Abstract
Human body habitats are home to a diverse array of microbes, and within these microbial ecosystems, there are exchanges of genetic material, including virulence factors (VFs). Little is known about the diversity and abundance of VFs in different body sites and different types of diseases. We developed a virulome analysis pipeline using the species-specific sequence identity inferred from intraspecies ANI values to precisely assign reads to virulence factors. We characterized the human virulome from four body habitats, including the gut, oral cavity, skin, and vagina. Specifically, the diversity and abundance of VFs in the oral cavity were significantly higher than those in other body sites, including stool. We highlight the importance of sex-specific analysis when studying the human virulome. We analyzed data from more than 4,000 samples across healthy and diseased subjects and 13 types of diseases from different metagenomic sequencing studies to characterize the disease-specific virulome. Atherosclerotic cardiovascular disease (ACVD) has a more diverse virulome than other diseases tested. Notably, many VFs, including genes for secretion systems and toxins, are more abundant in diseased subjects than in healthy controls. We present, to our knowledge, the most comprehensive healthy and diseased virulome dataset yet created.

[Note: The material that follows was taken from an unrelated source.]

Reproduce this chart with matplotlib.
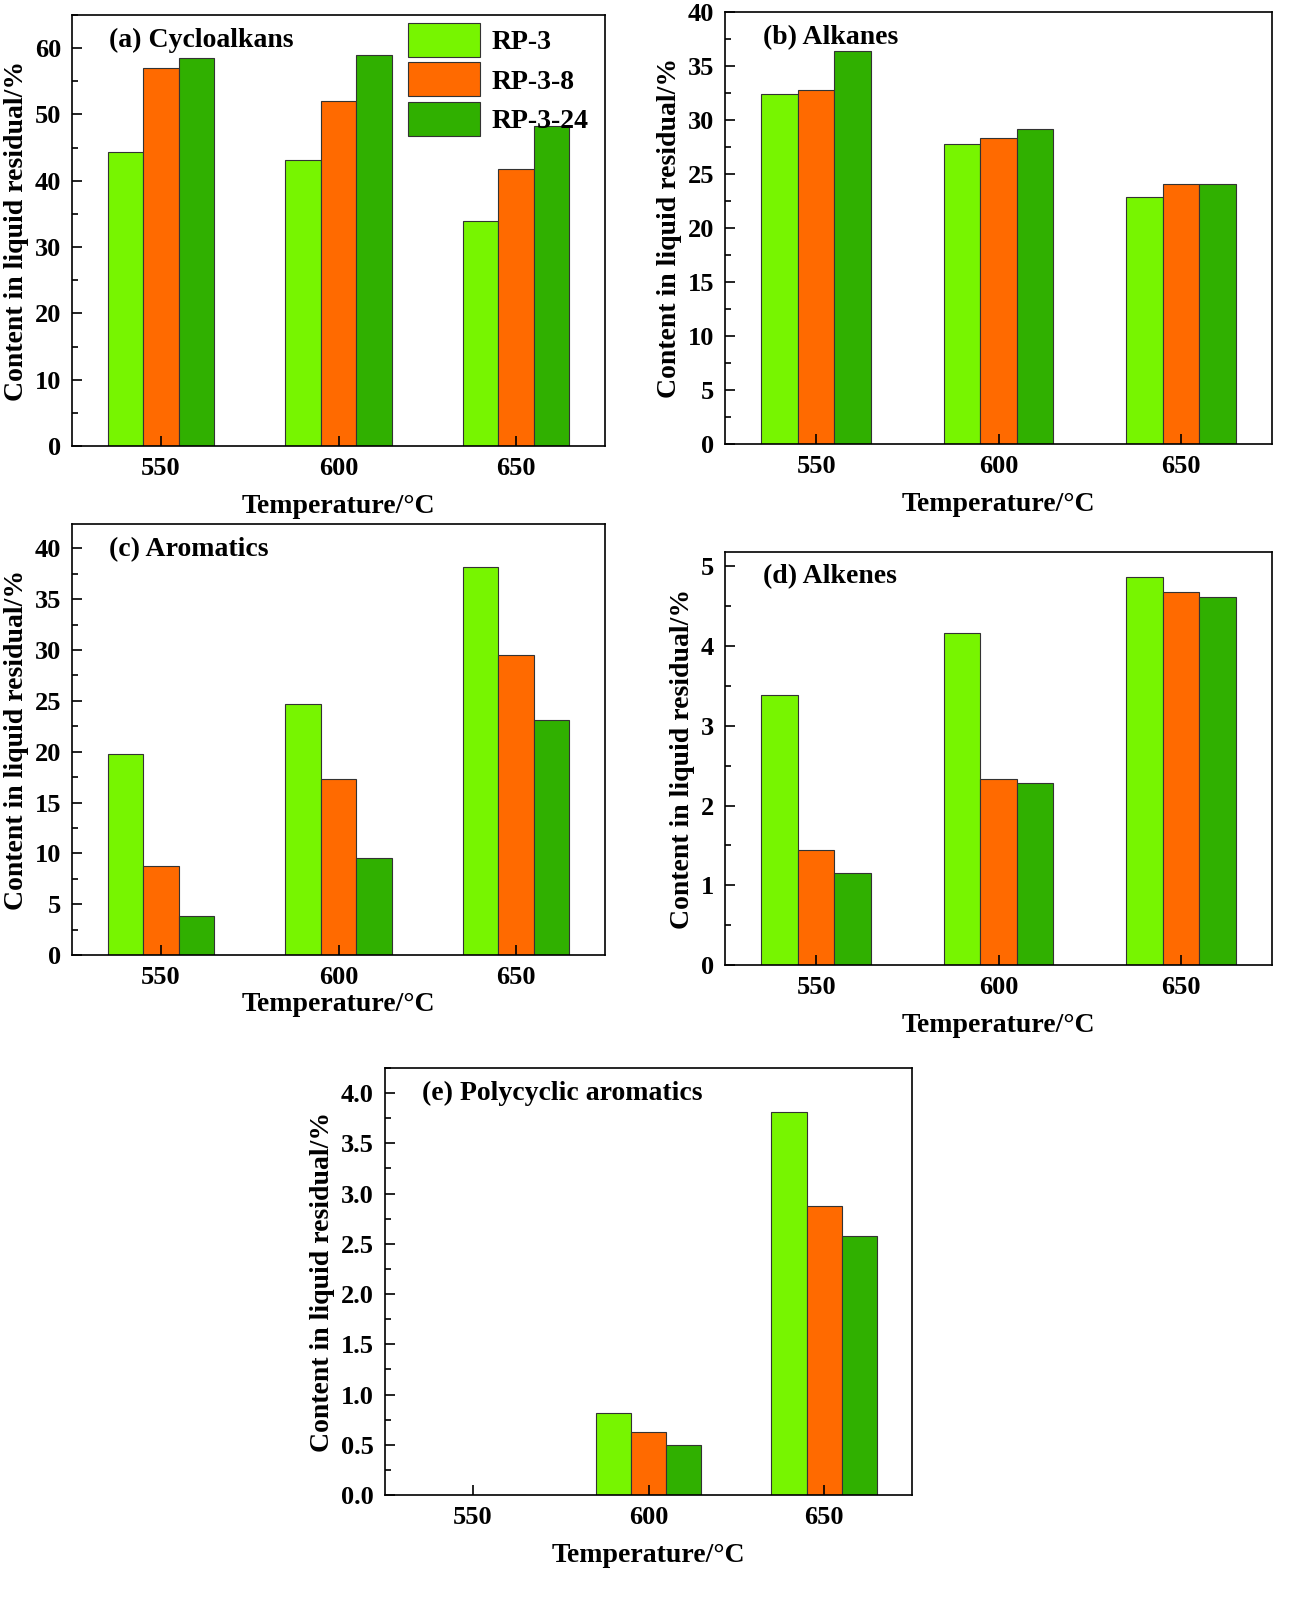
import matplotlib
matplotlib.use("Agg")
import matplotlib.pyplot as plt
import numpy as np
from matplotlib.ticker import MultipleLocator

plt.rcParams['font.family'] = ['Liberation Serif', 'DejaVu Serif']
plt.rcParams['font.weight'] = 'bold'

temps = ['550', '600', '650']
series = ['RP-3', 'RP-3-8', 'RP-3-24']
colors = ['#77f500', '#ff6a00', '#30b000']

cyclo = [[44.3, 43.1, 33.9], [57.0, 52.0, 41.7], [58.5, 59.0, 48.2]]
alkanes = [[32.4, 27.8, 22.9], [32.8, 28.3, 24.1], [36.4, 29.2, 24.1]]
aromatics = [[19.8, 24.7, 38.2], [8.8, 17.3, 29.5], [3.8, 9.5, 23.1]]
alkenes = [[3.39, 4.17, 4.87], [1.44, 2.33, 4.68], [1.16, 2.28, 4.61]]
poly = [[0, 0.82, 3.81], [0, 0.63, 2.88], [0, 0.50, 2.58]]

W, H = 1301, 1600
panels = [
    (cyclo, '(a) Cycloalkans', (72, 15, 605, 446), 65, 10, 5, '%d'),
    (alkanes, '(b) Alkanes', (725, 12, 1272, 444), 40, 5, 2.5, '%d'),
    (aromatics, '(c) Aromatics', (72, 524, 605, 955), 42.4, 5, 2.5, '%d'),
    (alkenes, '(d) Alkenes', (725, 552, 1272, 965), 5.18, 1, 0.5, '%d'),
    (poly, '(e) Polycyclic aromatics', (385, 1068, 912, 1495), 4.25, 0.5, 0.25, '%.1f'),
]

fig = plt.figure(figsize=(W / 100, H / 100), dpi=100)
x = np.arange(len(temps))
bw = 0.2
for i, (data, title, (l, t, r, b), ymax, maj, mnr, fmt) in enumerate(panels):
    ax = fig.add_axes([l / W, 1 - b / H, (r - l) / W, (b - t) / H])
    for k, vals in enumerate(data):
        ax.bar(x + (k - 1) * bw, vals, bw, color=colors[k], edgecolor='#333333',
               linewidth=0.8, label=series[k])
    ax.set_xlim(-0.5, 2.5)
    ax.set_ylim(0, ymax)
    ax.set_xticks(x)
    ax.set_xticklabels(temps)
    ax.xaxis.set_minor_locator(matplotlib.ticker.NullLocator())
    ax.yaxis.set_major_locator(MultipleLocator(maj))
    ax.yaxis.set_minor_locator(MultipleLocator(mnr))
    ax.yaxis.set_major_formatter(matplotlib.ticker.FormatStrFormatter(fmt))
    ax.tick_params(which='both', direction='in', labelsize=19, width=1.2)
    ax.tick_params(which='major', length=7, pad=8)
    ax.tick_params(which='minor', length=4)
    for s in ax.spines.values():
        s.set_linewidth(1.2)
    ax.set_xlabel('Temperature/°C', fontsize=20, fontweight='bold', labelpad=10 if i != 2 else 2)
    ax.set_ylabel('Content in liquid residual/%', fontsize=20, fontweight='bold', labelpad=4)
    ax.text(0.07, 0.94, title, transform=ax.transAxes, fontsize=20, fontweight='bold',
            va='center', ha='left')
    if i == 0:
        ax.legend(loc='upper right', bbox_to_anchor=(1.0, 1.02), frameon=False, fontsize=20,
                  handlelength=2.6, handleheight=1.5, labelspacing=0.2, handletextpad=0.4,
                  borderaxespad=0.2)

fig.savefig('out.png', dpi=100)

Competing Interest Statement
The authors have declared no competing interest.
Abbreviations
- VFs
- virulence factors
- ACVD
- atherosclerotic cardiovascular disease
- IBD
- inflammatory bowel disease
- CRC
- colorectal carcinoma
- NSCLC
- non-small cell lung cancer
- HCC
- hepatocellular carcinoma
- GC
- gastric cancer
- PD
- Parkinson’s disease
- RCC
- renal cell carcinoma
- PCoA
- principal coordinate analysis
- NMDS
- nonmetric multidimensional scaling.